→ **Record set**:
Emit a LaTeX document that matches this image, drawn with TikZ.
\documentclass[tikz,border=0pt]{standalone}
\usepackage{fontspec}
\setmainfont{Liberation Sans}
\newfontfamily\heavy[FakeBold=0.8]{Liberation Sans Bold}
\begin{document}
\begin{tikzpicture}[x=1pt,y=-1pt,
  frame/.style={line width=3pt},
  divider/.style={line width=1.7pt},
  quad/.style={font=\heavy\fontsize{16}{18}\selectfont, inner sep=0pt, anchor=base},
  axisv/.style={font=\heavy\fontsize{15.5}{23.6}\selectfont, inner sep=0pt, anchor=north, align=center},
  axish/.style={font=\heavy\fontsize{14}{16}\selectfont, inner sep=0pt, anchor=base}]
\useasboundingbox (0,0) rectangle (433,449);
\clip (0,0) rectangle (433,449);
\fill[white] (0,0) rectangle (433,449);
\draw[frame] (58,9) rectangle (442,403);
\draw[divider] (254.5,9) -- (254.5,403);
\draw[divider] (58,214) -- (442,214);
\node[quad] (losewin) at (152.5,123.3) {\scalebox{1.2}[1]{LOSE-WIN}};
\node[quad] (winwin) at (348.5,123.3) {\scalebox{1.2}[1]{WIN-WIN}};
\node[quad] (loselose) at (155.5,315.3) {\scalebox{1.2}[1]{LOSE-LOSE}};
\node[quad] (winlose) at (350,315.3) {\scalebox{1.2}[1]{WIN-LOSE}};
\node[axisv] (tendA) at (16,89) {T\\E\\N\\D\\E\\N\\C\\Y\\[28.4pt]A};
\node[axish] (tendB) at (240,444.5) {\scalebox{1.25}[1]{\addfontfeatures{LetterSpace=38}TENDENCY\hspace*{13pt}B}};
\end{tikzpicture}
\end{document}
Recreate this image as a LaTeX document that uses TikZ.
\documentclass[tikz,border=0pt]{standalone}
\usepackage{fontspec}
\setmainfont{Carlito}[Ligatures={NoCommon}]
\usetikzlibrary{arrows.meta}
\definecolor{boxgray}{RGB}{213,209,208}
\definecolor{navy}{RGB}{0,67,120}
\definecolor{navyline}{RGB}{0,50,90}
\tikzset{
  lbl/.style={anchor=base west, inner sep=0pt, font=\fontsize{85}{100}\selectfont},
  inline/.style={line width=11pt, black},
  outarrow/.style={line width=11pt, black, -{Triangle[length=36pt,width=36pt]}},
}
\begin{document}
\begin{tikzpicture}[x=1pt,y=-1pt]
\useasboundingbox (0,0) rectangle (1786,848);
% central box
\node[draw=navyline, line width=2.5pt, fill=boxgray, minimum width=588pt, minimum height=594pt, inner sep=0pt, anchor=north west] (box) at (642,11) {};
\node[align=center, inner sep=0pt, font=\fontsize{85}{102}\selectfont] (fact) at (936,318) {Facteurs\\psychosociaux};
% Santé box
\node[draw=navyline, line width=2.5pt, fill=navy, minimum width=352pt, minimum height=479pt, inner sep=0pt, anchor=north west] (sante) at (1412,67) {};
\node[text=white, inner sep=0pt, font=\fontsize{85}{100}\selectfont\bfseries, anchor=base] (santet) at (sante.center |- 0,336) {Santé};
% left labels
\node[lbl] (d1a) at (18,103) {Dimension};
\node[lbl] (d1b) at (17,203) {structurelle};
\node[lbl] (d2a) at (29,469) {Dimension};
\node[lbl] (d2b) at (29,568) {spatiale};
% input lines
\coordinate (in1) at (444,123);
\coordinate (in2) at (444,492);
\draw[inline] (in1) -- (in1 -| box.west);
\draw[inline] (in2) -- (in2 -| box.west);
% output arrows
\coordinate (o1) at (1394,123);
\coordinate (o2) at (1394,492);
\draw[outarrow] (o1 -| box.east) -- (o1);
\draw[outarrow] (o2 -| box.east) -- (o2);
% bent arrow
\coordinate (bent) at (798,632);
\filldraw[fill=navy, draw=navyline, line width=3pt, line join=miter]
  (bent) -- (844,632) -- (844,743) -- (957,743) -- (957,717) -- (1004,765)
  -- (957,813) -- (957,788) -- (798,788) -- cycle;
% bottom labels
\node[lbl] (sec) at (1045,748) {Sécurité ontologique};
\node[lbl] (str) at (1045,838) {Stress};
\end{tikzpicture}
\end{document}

...

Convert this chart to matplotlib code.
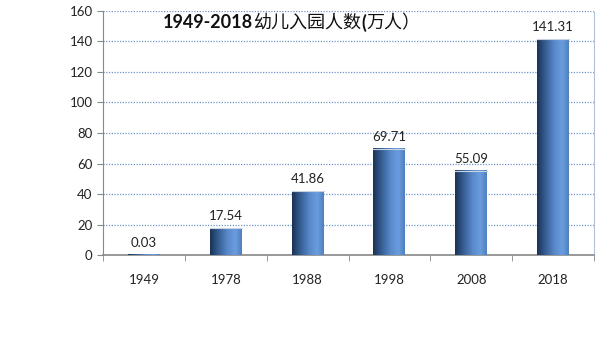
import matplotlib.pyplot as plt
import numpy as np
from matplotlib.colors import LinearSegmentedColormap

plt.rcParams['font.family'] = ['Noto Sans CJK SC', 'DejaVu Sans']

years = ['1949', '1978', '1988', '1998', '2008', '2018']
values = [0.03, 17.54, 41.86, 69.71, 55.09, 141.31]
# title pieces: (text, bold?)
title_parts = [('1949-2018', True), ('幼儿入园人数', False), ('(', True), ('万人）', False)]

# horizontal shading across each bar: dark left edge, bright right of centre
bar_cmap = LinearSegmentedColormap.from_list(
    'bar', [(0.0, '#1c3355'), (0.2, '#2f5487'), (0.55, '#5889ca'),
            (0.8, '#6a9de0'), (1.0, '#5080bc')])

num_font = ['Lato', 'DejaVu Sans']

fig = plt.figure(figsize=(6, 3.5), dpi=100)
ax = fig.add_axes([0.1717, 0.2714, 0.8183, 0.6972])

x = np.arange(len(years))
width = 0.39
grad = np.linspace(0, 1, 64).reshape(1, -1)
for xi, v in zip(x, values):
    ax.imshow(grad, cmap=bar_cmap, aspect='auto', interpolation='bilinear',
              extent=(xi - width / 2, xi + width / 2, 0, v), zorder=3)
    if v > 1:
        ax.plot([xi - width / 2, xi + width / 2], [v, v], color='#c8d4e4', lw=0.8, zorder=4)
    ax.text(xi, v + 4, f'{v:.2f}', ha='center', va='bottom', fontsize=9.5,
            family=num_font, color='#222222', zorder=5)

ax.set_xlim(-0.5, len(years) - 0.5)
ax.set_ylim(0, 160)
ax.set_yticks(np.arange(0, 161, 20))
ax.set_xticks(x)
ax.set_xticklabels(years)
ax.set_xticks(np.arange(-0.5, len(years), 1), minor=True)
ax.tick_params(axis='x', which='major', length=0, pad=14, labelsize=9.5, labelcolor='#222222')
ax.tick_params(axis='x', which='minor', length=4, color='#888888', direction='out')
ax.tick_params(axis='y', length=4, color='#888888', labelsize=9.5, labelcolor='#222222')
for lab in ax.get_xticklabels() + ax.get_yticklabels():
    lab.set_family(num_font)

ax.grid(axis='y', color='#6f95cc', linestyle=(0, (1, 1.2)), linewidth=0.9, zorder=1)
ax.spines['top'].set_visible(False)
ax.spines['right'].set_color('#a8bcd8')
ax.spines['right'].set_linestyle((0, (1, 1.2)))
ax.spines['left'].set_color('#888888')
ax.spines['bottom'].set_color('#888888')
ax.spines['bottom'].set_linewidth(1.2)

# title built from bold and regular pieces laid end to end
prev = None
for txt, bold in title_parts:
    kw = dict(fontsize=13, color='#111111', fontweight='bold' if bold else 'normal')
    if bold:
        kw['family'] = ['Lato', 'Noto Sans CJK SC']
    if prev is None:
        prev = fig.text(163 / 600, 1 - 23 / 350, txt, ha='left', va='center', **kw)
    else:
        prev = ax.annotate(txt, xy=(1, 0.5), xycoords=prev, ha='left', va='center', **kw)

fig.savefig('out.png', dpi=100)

→ **Exercise task**:
Every line containing the string "image" must be listed.

→ **Exercise solution**:
Emit a LaTeX document that matches this image, drawn with TikZ.
Recreate this image as a LaTeX document that uses TikZ.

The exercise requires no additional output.